Since the beginning of radio, the focus by most amateurs has been to see how far they can reach out with their signals. While DXing is an enjoyable pastime, it is rarely needed for EMCOMM, DON'T RULE IT OUT COMPLETELY FOR PUBLIC SERVICE! The ability to effectively pass traffic over long distances is often important, even lifesaving!
HF signals propagate either by a) line-of-sight; b) ground-wave (follows the contours of the earth); or c) sky-wave. Line-of-sight is usually good for a few miles.
Ground-wave is usually good from about 20 to 50 miles. NVIS sky-wave takes over at about 50 miles, and depending upon the frequency selected is good out to 500 miles. Beyond that, we are in the general area of low-angle DX.
NEAR AND FAR
Very often, a 40 meter signal at mid-day, can be heard near and far, all three types of propagation at the same time! To explain propagation, whether low-angle DX or NVIS, or somewhere in-between, I often use this illustration: Just as a billiard ball can be bounced toward a particular pocket by controlling the angle that it hits the bumper of the pool table, so do radio signals "bounce" (actually refract is more descriptive) off the ionosphere. Now, envision the earth as a round pool table with the ionosphere as the circumference or boundary. This "bumper" is constantly expanding and/or contracting in concentric circles, and varies in density often depending upon the time of day, the season, recent solar activity and/or the sun-spot cycle. This phenomenon is a science unto itself and is not the subject here. Just know that for local and regional EMCOMM, NVIS HF (usually in the 40 and 75/80 meter bands) can provide reliable communications over mountain ranges and under the most extreme conditions. The big advantage is that we are not dependent upon some remote mechanical device.
NVIS MADE SIMPLE
I (and others) have experimented with simple (1/2 wave doublet, G5RV, etc.) wire HF NVIS antennas as low as actually lying on the ground to 3 feet above ground, and they work amazingly well! A lot depends upon ground (earth) conductivity and how far down below the surface the moisture content may be. However, I recommend that any antenna be at least 8 ft. above the ground to prevent someone from tripping over it.

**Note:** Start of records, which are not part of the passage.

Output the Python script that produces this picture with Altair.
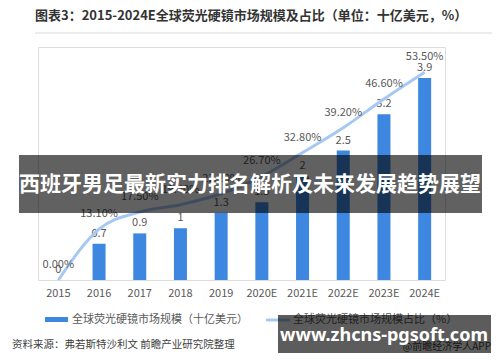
import altair as alt
import pandas as pd

years = ["2015", "2016", "2017", "2018", "2019", "2020E", "2021E", "2022E", "2023E", "2024E"]
market = [0, 0.7, 0.9, 1.0, 1.3, 1.5, 2.0, 2.5, 3.2, 3.9]
share = [0.0, 0.131, 0.175, 0.194, 0.222, 0.267, 0.328, 0.392, 0.466, 0.535]

title_text = "图表3：2015-2024E全球荧光硬镜市场规模及占比（单位：十亿美元，%）"
legend_bar = "全球荧光硬镜市场规模（十亿美元）"
legend_line = "全球荧光硬镜市场规模占比（%）"
source_text = "资料来源：弗若斯特沙利文 前瞻产业研究院整理"
brand_text = "@前瞻经济学人APP"
banner_text = "西班牙男足最新实力排名解析及未来发展趋势展望"
url_text = "www.zhcns-pgsoft.com"

FONT = "Noto Sans CJK SC"
BAR = "#3d87e0"
LINE = "#a6c9f3"
GRAY = "#595959"

df = pd.DataFrame({"year": years, "market": market, "share": share})

x_enc = alt.X("year:N", sort=years, title=None,
              scale=alt.Scale(paddingInner=0.0, paddingOuter=0.0),
              axis=alt.Axis(labelAngle=0, domain=False, ticks=False, tickSize=0,
                            labelPadding=7, labelFontSize=11, labelColor=GRAY,
                            labelFont=FONT))

y_left = alt.Y("market:Q", title=None,
               scale=alt.Scale(domain=[0, 4.5], nice=False),
               axis=alt.Axis(values=[0, 0.5, 1, 1.5, 2, 2.5, 3, 3.5, 4, 4.5], format="~g",
                             domain=False, ticks=False, tickSize=0, labelPadding=11,
                             labelFontSize=11, labelColor=GRAY, labelFont=FONT,
                             grid=True, gridColor="#d9d9d9", gridWidth=1))

y_right = alt.Y("share:Q", title=None,
                scale=alt.Scale(domain=[0, 0.6], nice=False),
                axis=alt.Axis(orient="right", values=[0, 0.1, 0.2, 0.3, 0.4, 0.5, 0.6],
                              format=".2%", domain=False, ticks=False, tickSize=0,
                              labelPadding=9, labelFontSize=11, labelColor=GRAY,
                              labelFont=FONT, grid=False))

base = alt.Chart(df)

bars = base.mark_bar(size=13, color=BAR).encode(x=x_enc, y=y_left)
bar_labels = base.mark_text(baseline="bottom", dy=-5, fontSize=11, color=GRAY, font=FONT).encode(
    x=alt.X("year:N", sort=years), y=alt.Y("market:Q", axis=None, scale=alt.Scale(domain=[0, 4.5], nice=False)),
    text=alt.Text("market:Q", format="~g"))

left = alt.layer(bars, bar_labels)

line = base.mark_line(color=LINE, strokeWidth=3, interpolate="monotone").encode(
    x=alt.X("year:N", sort=years), y=y_right)
line_labels = base.mark_text(baseline="bottom", dy=-10, fontSize=11, color=GRAY, font=FONT).encode(
    x=alt.X("year:N", sort=years),
    y=alt.Y("share:Q", axis=None, scale=alt.Scale(domain=[0, 0.6], nice=False)),
    text=alt.Text("share:Q", format=".2%"))

right = alt.layer(line, line_labels)

one = pd.DataFrame({"a": [0]})
ann = alt.Chart(one)

title = ann.mark_text(align="left", baseline="middle", fontSize=13, fontWeight="bold",
                      color="#333333", font=FONT, text=title_text).encode(
    x=alt.value(-3), y=alt.value(-31))
sep = ann.mark_rule(color="#d9d9d9", strokeWidth=1).encode(
    x=alt.value(-3), x2=alt.value(454), y=alt.value(-14))
leg_rect = ann.mark_rect(color=BAR).encode(
    x=alt.value(7), x2=alt.value(30), y=alt.value(270), y2=alt.value(275))
leg_t1 = ann.mark_text(align="left", baseline="middle", fontSize=11, color=GRAY, font=FONT,
                       text=legend_bar).encode(x=alt.value(34), y=alt.value(273))
leg_line = ann.mark_rule(color=LINE, strokeWidth=3).encode(
    x=alt.value(228), x2=alt.value(252), y=alt.value(273))
leg_t2 = ann.mark_text(align="left", baseline="middle", fontSize=11, color=GRAY, font=FONT,
                       text=legend_line).encode(x=alt.value(255), y=alt.value(273))
src = ann.mark_text(align="left", baseline="middle", fontSize=10.5, color="#404040", font=FONT,
                    text=source_text).encode(x=alt.value(-26), y=alt.value(298))
brand = ann.mark_text(align="right", baseline="middle", fontSize=10, color="#404040", font=FONT,
                      text=brand_text).encode(x=alt.value(453), y=alt.value(300))
ban1 = ann.mark_rect(color="black", opacity=0.62).encode(
    x=alt.value(-19), x2=alt.value(444), y=alt.value(108), y2=alt.value(166))
ban1_t = ann.mark_text(align="center", baseline="middle", fontSize=21, fontWeight="bold",
                       color="white", font=FONT, text=banner_text).encode(
    x=alt.value(212), y=alt.value(138))
ban2 = ann.mark_rect(color="black", opacity=0.64).encode(
    x=alt.value(240), x2=alt.value(453), y=alt.value(268), y2=alt.value(306))
ban2_t = ann.mark_text(align="center", baseline="middle", fontSize=18, fontWeight="bold",
                       color="white", font="Noto Sans", text=url_text).encode(
    x=alt.value(346), y=alt.value(289))

annotations = alt.layer(title, sep, leg_rect, leg_t1, leg_line, leg_t2, src, brand,
                        ban1, ban1_t, ban2, ban2_t)

chart = alt.layer(left, right, annotations).resolve_scale(y="independent").properties(
    width=407, height=233,
    autosize=alt.AutoSizeParams(type="none"),
    padding={"left": 30, "top": 39, "right": 47, "bottom": 74},
).configure_view(stroke=None).configure(background="white")

chart.save("out.html", embed_options={"renderer": "svg", "actions": False})
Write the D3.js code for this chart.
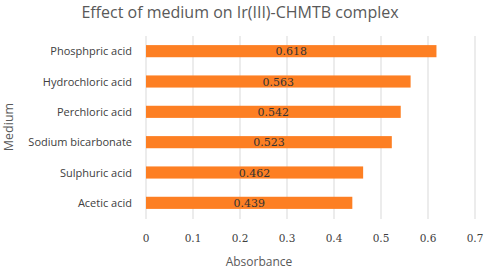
<!DOCTYPE html>
<html>
<head>
<meta charset="utf-8">
<script src="https://d3js.org/d3.v7.min.js"></script>
<style>
  body { margin: 0; background: #fff; }
  svg { display: block; }
</style>
</head>
<body>
<div id="chart"></div>
<script>
// data
const media = ["Phosphpric acid", "Hydrochloric acid", "Perchloric acid",
               "Sodium bicarbonate", "Sulphuric acid", "Acetic acid"];
const absorbance = [0.618, 0.563, 0.542, 0.523, 0.462, 0.439];
const xTicks = [0, 0.1, 0.2, 0.3, 0.4, 0.5, 0.6, 0.7];

const W = 484, H = 272;
const svg = d3.select("#chart").append("svg")
    .attr("width", W).attr("height", H);

const x = d3.scaleLinear().domain([0, 0.7]).range([146, 475]);
const y = d3.scaleBand().domain(media).range([36, 218]).paddingInner(0.6).paddingOuter(0.3);

// gridlines
svg.append("g").selectAll("line")
  .data(xTicks).enter().append("line")
    .attr("x1", d => x(d)).attr("x2", d => x(d))
    .attr("y1", 36).attr("y2", 219)
    .attr("stroke", "#d9d9d9").attr("stroke-width", 1);

// bars
svg.append("g").selectAll("rect")
  .data(media).enter().append("rect")
    .attr("x", x(0))
    .attr("y", (d) => y(d))
    .attr("width", (d, i) => x(absorbance[i]) - x(0))
    .attr("height", y.bandwidth())
    .attr("fill", "#fd7f23");

// value labels
svg.append("g").selectAll("text")
  .data(media).enter().append("text")
    .attr("x", (d, i) => (x(0) + x(absorbance[i])) / 2)
    .attr("y", d => y(d) + y.bandwidth() / 2 + 4)
    .attr("text-anchor", "middle")
    .style("font-family", "'DejaVu Serif', serif")
    .style("font-size", "11px")
    .attr("fill", "#333")
    .text((d, i) => absorbance[i]);

// category labels
svg.append("g").selectAll("text")
  .data(media).enter().append("text")
    .attr("x", 132)
    .attr("y", d => y(d) + y.bandwidth() / 2 + 4)
    .attr("text-anchor", "end")
    .style("font-family", "'Open Sans', sans-serif")
    .style("font-size", "11px")
    .attr("fill", "#404040")
    .text(d => d);

// x tick labels
svg.append("g").selectAll("text")
  .data(xTicks).enter().append("text")
    .attr("x", d => x(d))
    .attr("y", 242)
    .attr("text-anchor", "middle")
    .style("font-family", "'DejaVu Serif', serif")
    .style("font-size", "10.5px")
    .attr("fill", "#404040")
    .text(d => d);

// axis titles
svg.append("text")
    .attr("x", 259).attr("y", 266)
    .attr("text-anchor", "middle")
    .style("font-family", "'Open Sans', sans-serif")
    .style("font-size", "12px")
    .attr("fill", "#595959")
    .text("Absorbance");

svg.append("text")
    .attr("transform", "translate(13,127) rotate(-90)")
    .attr("text-anchor", "middle")
    .style("font-family", "'Open Sans', sans-serif")
    .style("font-size", "12.5px")
    .attr("fill", "#595959")
    .text("Medium");

// title
svg.append("text")
    .attr("x", 240).attr("y", 18)
    .attr("text-anchor", "middle")
    .style("font-family", "'Open Sans', sans-serif")
    .style("font-size", "16px")
    .attr("fill", "#595959")
    .text("Effect of medium on Ir(III)-CHMTB complex");
</script>
</body>
</html>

Remember that the higher you elevate a flat (horizontal) antenna (e.g. a simple wire doublet or G5RV) above earth ground, the more the NVIS effect will be lessened. A little height will allow for better line-of-sight and ground-wave propagation. I find that 25-30 ft above the earth works fairly well both near and far. Also the higher you go, the more directional it will be. An Inverted V antenna, at any height, will be less directional, but the NVIS effect will be less than a "flat-top."
OTHER "REPEATER FREE" OPTIONS
Also, to avoid reliance upon repeater(s), don't rule out VHF simplex. Don't believe the myth that VHF is strictly "line-of-sight!" I routinely communicate PTP (Point-To-Point) over 50 miles on 2 meter FM simplex using only a simple ground plane antenna 20 ft. up...and with a mountain range between my station and the other! And over 100 miles routinely using a 13 element Yagi. I also communicate 300 miles on 2 meter SSB and/or CW using a 13 element Yagi (horizontal polarized). A skilled relay operator in the right location doubles these ranges! Also, consider six meters simplex FM, SSB, CW for EMCOMM.
There are so many variables, regular participation in nets will provide you with the experience and knowledge of what works and what doesn't!
As far as of lack of interest in serious EMCOMM by hams is concerned...I wish I had the answer! All you can do is to try to explain that skilled and disciplined operators become that way and also maintain their skills by regularly participating in regularly-scheduled properly-run (non-repeater) public service nets. If there isn't one in your area...why not start one?